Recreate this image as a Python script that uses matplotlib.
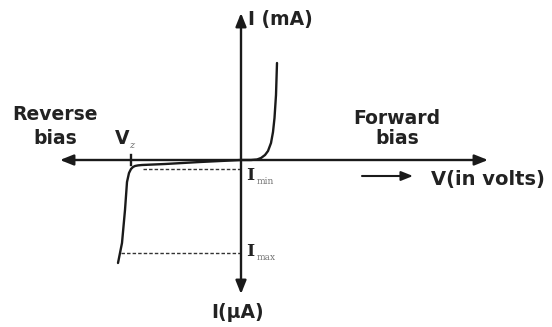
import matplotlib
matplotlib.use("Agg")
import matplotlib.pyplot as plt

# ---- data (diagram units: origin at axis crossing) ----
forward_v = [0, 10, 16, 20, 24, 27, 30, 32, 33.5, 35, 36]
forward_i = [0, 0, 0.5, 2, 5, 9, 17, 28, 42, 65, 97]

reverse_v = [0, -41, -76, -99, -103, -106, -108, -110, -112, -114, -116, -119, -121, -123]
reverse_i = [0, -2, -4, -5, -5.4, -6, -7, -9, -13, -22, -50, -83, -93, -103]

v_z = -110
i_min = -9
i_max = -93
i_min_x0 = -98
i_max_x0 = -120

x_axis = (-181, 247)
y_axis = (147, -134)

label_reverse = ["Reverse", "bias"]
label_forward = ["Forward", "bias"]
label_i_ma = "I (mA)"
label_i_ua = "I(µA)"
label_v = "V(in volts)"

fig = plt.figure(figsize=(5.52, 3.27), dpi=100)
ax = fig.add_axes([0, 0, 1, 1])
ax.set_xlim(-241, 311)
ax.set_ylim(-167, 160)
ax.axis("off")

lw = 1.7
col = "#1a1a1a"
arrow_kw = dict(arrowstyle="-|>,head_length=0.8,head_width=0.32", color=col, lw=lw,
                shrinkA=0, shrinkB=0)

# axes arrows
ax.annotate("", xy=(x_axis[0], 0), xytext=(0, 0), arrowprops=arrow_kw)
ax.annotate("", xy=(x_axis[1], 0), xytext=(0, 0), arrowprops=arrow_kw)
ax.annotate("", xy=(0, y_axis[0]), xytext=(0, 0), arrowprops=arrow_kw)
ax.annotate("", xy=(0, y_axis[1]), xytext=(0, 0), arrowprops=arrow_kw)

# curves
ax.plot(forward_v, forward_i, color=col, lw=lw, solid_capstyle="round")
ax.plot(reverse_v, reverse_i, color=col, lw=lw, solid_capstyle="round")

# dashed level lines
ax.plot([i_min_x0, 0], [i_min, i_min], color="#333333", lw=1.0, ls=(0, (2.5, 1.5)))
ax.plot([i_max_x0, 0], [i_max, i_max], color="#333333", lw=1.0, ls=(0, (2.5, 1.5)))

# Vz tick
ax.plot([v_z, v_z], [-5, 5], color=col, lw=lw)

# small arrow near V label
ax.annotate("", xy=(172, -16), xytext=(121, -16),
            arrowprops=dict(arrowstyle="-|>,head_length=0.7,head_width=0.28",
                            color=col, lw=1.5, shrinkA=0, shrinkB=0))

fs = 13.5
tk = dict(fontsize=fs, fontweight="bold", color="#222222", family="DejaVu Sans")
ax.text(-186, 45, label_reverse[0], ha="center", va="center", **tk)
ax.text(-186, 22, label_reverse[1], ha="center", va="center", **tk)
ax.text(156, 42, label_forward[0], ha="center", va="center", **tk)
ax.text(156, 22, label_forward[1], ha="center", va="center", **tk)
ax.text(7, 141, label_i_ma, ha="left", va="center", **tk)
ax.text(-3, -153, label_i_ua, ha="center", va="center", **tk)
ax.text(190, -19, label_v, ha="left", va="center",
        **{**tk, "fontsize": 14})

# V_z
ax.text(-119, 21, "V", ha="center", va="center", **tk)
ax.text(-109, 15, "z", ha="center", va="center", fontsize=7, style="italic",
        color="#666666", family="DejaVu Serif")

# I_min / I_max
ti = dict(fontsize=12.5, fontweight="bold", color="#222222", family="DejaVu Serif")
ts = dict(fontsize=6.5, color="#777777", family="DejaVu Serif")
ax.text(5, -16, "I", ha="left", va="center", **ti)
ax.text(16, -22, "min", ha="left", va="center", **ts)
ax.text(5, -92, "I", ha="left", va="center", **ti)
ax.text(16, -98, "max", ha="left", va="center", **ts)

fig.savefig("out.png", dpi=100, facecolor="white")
==
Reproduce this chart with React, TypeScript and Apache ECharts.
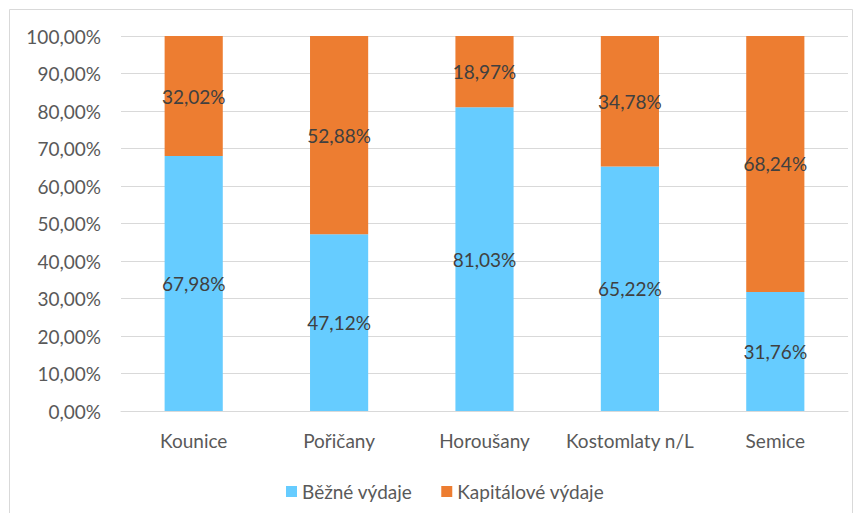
---
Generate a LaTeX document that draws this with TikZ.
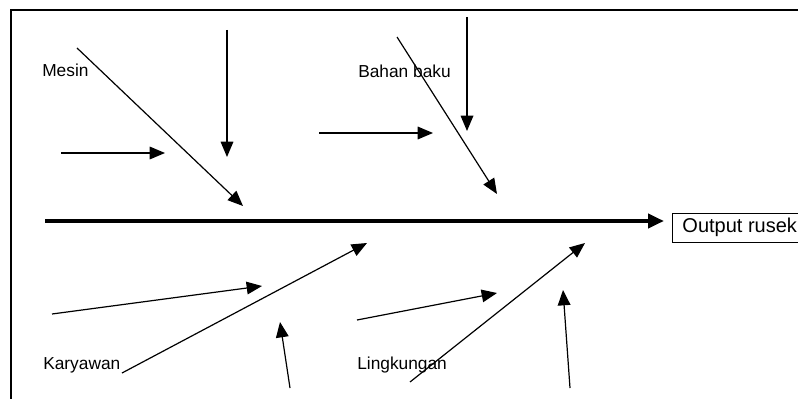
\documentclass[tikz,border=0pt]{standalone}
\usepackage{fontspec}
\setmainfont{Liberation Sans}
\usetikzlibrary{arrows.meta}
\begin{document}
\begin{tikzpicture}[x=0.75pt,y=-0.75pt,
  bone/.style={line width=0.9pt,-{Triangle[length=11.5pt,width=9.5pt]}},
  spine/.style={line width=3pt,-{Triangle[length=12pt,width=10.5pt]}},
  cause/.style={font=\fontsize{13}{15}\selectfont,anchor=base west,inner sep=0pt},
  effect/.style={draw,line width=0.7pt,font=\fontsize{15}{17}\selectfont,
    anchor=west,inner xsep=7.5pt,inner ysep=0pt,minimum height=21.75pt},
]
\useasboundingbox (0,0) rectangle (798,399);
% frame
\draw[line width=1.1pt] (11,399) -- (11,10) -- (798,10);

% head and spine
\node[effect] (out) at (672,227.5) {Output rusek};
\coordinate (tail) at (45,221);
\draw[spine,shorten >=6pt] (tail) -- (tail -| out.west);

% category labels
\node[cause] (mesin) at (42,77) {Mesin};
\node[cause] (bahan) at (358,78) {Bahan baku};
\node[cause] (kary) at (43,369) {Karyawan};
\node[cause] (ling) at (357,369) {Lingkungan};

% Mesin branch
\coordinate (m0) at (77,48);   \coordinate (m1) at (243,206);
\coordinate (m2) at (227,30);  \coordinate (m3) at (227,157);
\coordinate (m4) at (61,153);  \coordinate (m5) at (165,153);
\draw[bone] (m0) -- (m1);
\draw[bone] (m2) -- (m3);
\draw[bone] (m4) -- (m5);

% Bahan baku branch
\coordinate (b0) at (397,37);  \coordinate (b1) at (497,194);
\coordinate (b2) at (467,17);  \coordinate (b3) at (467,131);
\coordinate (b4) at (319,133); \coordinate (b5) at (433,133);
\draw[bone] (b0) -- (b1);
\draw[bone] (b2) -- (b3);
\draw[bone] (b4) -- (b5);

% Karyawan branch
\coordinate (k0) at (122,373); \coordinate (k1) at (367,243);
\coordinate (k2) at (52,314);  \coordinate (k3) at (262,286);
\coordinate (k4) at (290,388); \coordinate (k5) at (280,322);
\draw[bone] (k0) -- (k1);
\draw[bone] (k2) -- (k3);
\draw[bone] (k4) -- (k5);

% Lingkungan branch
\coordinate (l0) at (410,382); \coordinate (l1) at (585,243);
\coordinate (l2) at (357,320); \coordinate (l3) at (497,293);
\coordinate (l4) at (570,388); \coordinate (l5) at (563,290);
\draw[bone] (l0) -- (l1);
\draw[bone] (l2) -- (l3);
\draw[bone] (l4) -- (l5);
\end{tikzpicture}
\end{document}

#### TASK STATEMENT:
Give back, unchanged, each line from the one containing "Recreate this image" through the one containing "color=col, lw=1.5, shrinkA=0, shrinkB=0))". Pictures are to be left out.

#### FULL SOLUTION:
Recreate this image as a Python script that uses matplotlib.
import matplotlib
matplotlib.use("Agg")
import matplotlib.pyplot as plt

# ---- data (diagram units: origin at axis crossing) ----
forward_v = [0, 10, 16, 20, 24, 27, 30, 32, 33.5, 35, 36]
forward_i = [0, 0, 0.5, 2, 5, 9, 17, 28, 42, 65, 97]

reverse_v = [0, -41, -76, -99, -103, -106, -108, -110, -112, -114, -116, -119, -121, -123]
reverse_i = [0, -2, -4, -5, -5.4, -6, -7, -9, -13, -22, -50, -83, -93, -103]

v_z = -110
i_min = -9
i_max = -93
i_min_x0 = -98
i_max_x0 = -120

x_axis = (-181, 247)
y_axis = (147, -134)

label_reverse = ["Reverse", "bias"]
label_forward = ["Forward", "bias"]
label_i_ma = "I (mA)"
label_i_ua = "I(µA)"
label_v = "V(in volts)"

fig = plt.figure(figsize=(5.52, 3.27), dpi=100)
ax = fig.add_axes([0, 0, 1, 1])
ax.set_xlim(-241, 311)
ax.set_ylim(-167, 160)
ax.axis("off")

lw = 1.7
col = "#1a1a1a"
arrow_kw = dict(arrowstyle="-|>,head_length=0.8,head_width=0.32", color=col, lw=lw,
                shrinkA=0, shrinkB=0)

# axes arrows
ax.annotate("", xy=(x_axis[0], 0), xytext=(0, 0), arrowprops=arrow_kw)
ax.annotate("", xy=(x_axis[1], 0), xytext=(0, 0), arrowprops=arrow_kw)
ax.annotate("", xy=(0, y_axis[0]), xytext=(0, 0), arrowprops=arrow_kw)
ax.annotate("", xy=(0, y_axis[1]), xytext=(0, 0), arrowprops=arrow_kw)

# curves
ax.plot(forward_v, forward_i, color=col, lw=lw, solid_capstyle="round")
ax.plot(reverse_v, reverse_i, color=col, lw=lw, solid_capstyle="round")

# dashed level lines
ax.plot([i_min_x0, 0], [i_min, i_min], color="#333333", lw=1.0, ls=(0, (2.5, 1.5)))
ax.plot([i_max_x0, 0], [i_max, i_max], color="#333333", lw=1.0, ls=(0, (2.5, 1.5)))

# Vz tick
ax.plot([v_z, v_z], [-5, 5], color=col, lw=lw)

# small arrow near V label
ax.annotate("", xy=(172, -16), xytext=(121, -16),
            arrowprops=dict(arrowstyle="-|>,head_length=0.7,head_width=0.28",
                            color=col, lw=1.5, shrinkA=0, shrinkB=0))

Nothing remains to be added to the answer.